Attacks off the Horn of Africa have become increasingly audacious in recent months, as heavily armed gangs of criminals with loose ties to Al Qaeda set their sights on ransom money for hijacked ships.
Casualties among hostages have until now been rare, but with US and French forces staging two bloody rescue attempts over the weekend, pirate leaders in Somali have issued a chilling new threat.
"We have decided to kill US and French sailors if they happen to be among our future hostages," CNN quoted Abdullahi Ahmed, a member of a pirate group based in the Somali town of Harardhere, as saying.
His comments followed the slaying of three pirates who had taken US captain Richard Phillips hostage after a bungled raid last week.
Mr Phillips had heroically offered himself up as a captive after his crewmen barricaded themselves out of harm's way following the attempted hijack on their ship, the Maersk Alabama, on Thursday.
When the pirates realised commandeering the ship and returning to port was not an option, they escaped with their lone hostage in a lifeboat - where they held him at gunpoint for five days, as US warships circled.
But the standoff ended on Monday after three US snipers skilfully fired three bullets on choppy night-time seas, killing all the captors.
American media outlets gushed at the happy outcome, with Fox News running round-the-clock coverage of the dramatic rescue. Coming on the heels of a similar operation by the French military, however, in which two further pirates were killed, there are fears of a radical backlash.
"Every country will be treated the way it treats us," Abdullahi Lami, one of the pirates holding a Greek ship hostage in the Somali town of Gaan, told the Associated Press. "We will retaliate [for] the killings of our men."
The threats are particularly grave given that around 200 foreign sailors are currently in detention on Somalia's lawless coast.
They are being held by myriad pirate groups - some of whom are suspected of having ties with Al Qaeda-linked militias operating inside the country, which has been wracked by an Iraq-style insurgency since 2006.

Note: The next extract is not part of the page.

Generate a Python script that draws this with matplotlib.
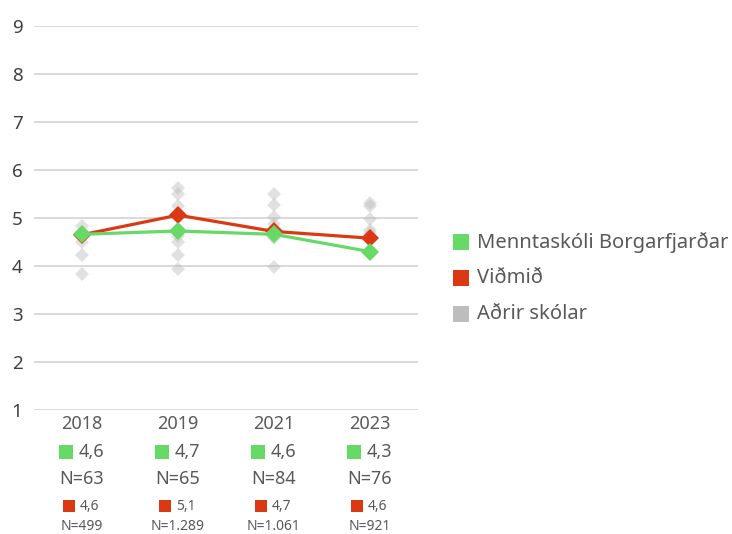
import matplotlib
matplotlib.use("Agg")
import matplotlib.pyplot as plt
from matplotlib.transforms import offset_copy
from matplotlib.lines import Line2D

plt.rcParams['font.family'] = ['Noto Sans', 'DejaVu Sans']

years = ['2018', '2019', '2021', '2023']
school_values = [4.66, 4.73, 4.66, 4.30]
benchmark_values = [4.65, 5.06, 4.72, 4.58]
school_labels = ['4,6', '4,7', '4,6', '4,3']
school_n = ['N=63', 'N=65', 'N=84', 'N=76']
benchmark_labels = ['4,6', '5,1', '4,7', '4,6']
benchmark_n = ['N=499', 'N=1.289', 'N=1.061', 'N=921']
other_schools = [
    [4.83, 4.66, 4.49, 4.22, 3.83],
    [5.62, 5.49, 5.25, 4.73, 4.63, 4.49, 4.22, 3.93],
    [5.49, 5.27, 5.02, 4.87, 4.66, 4.59, 3.98],
    [5.32, 5.24, 4.97, 4.76, 4.69],
]
legend_labels = ['Menntaskóli Borgarfjarðar', 'Viðmið', 'Aðrir skólar']

GREEN = '#66D966'
RED = '#DC3813'
GRAY = '#BDBDBD'
TXT = '#595959'
YTXT = '#404040'

W, H = 732, 534
fig = plt.figure(figsize=(W / 100, H / 100), dpi=100)
ax = fig.add_axes([34 / W, (H - 410) / H, (418 - 34) / W, 384 / H])

xs = list(range(len(years)))
for x, pts in zip(xs, other_schools):
    ax.plot([x] * len(pts), pts, linestyle='none', marker='D', markersize=7,
            color=GRAY, alpha=0.45, markeredgewidth=0, zorder=2)

ax.plot(xs, benchmark_values, color=RED, lw=2.3, marker='D', markersize=9,
        markeredgewidth=0, zorder=3)
ax.plot(xs, school_values, color=GREEN, lw=2.3, marker='D', markersize=9,
        markeredgewidth=0, zorder=4)

ax.set_xlim(-0.5, len(years) - 0.5)
ax.set_ylim(1, 9)
ax.set_yticks(range(1, 10))
ax.yaxis.grid(True, color='#D9D9D9', lw=1.4)
ax.set_axisbelow(True)
for s in ax.spines.values():
    s.set_visible(False)
ax.tick_params(axis='y', length=0, labelsize=13.5, labelcolor=YTXT, pad=16)
ax.tick_params(axis='x', length=0)
ax.set_xticks([])
for lab in ax.get_yticklabels():
    lab.set_horizontalalignment('left')

xt = ax.get_xaxis_transform()

def tr(dx, dy):
    return offset_copy(xt, fig=fig, x=dx, y=dy, units='dots')

for x, yr, sl, sn, bl, bn in zip(xs, years, school_labels, school_n,
                                 benchmark_labels, benchmark_n):
    ax.text(x, 0, yr, transform=tr(0, -14), ha='center', va='center',
            fontsize=13, color=TXT)
    ax.plot([x], [0], transform=tr(-16, -42), marker='s', markersize=10.5,
            color=GREEN, clip_on=False, markeredgewidth=0)
    ax.text(x, 0, sl, transform=tr(-3, -42), ha='left', va='center',
            fontsize=13, color=TXT)
    ax.text(x, 0, sn, transform=tr(0, -69), ha='center', va='center',
            fontsize=13, color=TXT)
    ax.plot([x], [0], transform=tr(-13, -96), marker='s', markersize=8,
            color=RED, clip_on=False, markeredgewidth=0)
    ax.text(x, 0, bl, transform=tr(-2, -96), ha='left', va='center',
            fontsize=10, color=TXT)
    ax.text(x, 0, bn, transform=tr(0, -117), ha='center', va='center',
            fontsize=10, color=TXT)

leg_y = [242, 278, 314]
for lab, col, yy in zip(legend_labels, [GREEN, RED, GRAY], leg_y):
    fig.add_artist(Line2D([461 / W], [(H - yy) / H], transform=fig.transFigure,
                          marker='s', markersize=12, color=col,
                          markeredgewidth=0, linestyle='none'))
    fig.text(477 / W, (H - yy) / H, lab, ha='left', va='center',
             fontsize=14.5, color=TXT)

fig.savefig('out.png', dpi=100)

And in a sign that the most powerful Islamist outfit, al-Shabaab, is backing the pirates, a US congressman, Donald Payne, cheated death today when mortars rained down on Mogadishu Airport while his plane took off.
The militant group claimed responsibility for the strike, telling AFP: "We carried out mortar attacks against the enemy of Allah who arrived to spread democracy in Somalia. This [interim] government is welcoming America, which is our prime enemy, and we will never stop attacking them."
Somalia has not had a functioning government since 1991, when rival warlords overthrew president Siad Barre. According to the UN, the country is currently the world's worst humanitarian crisis.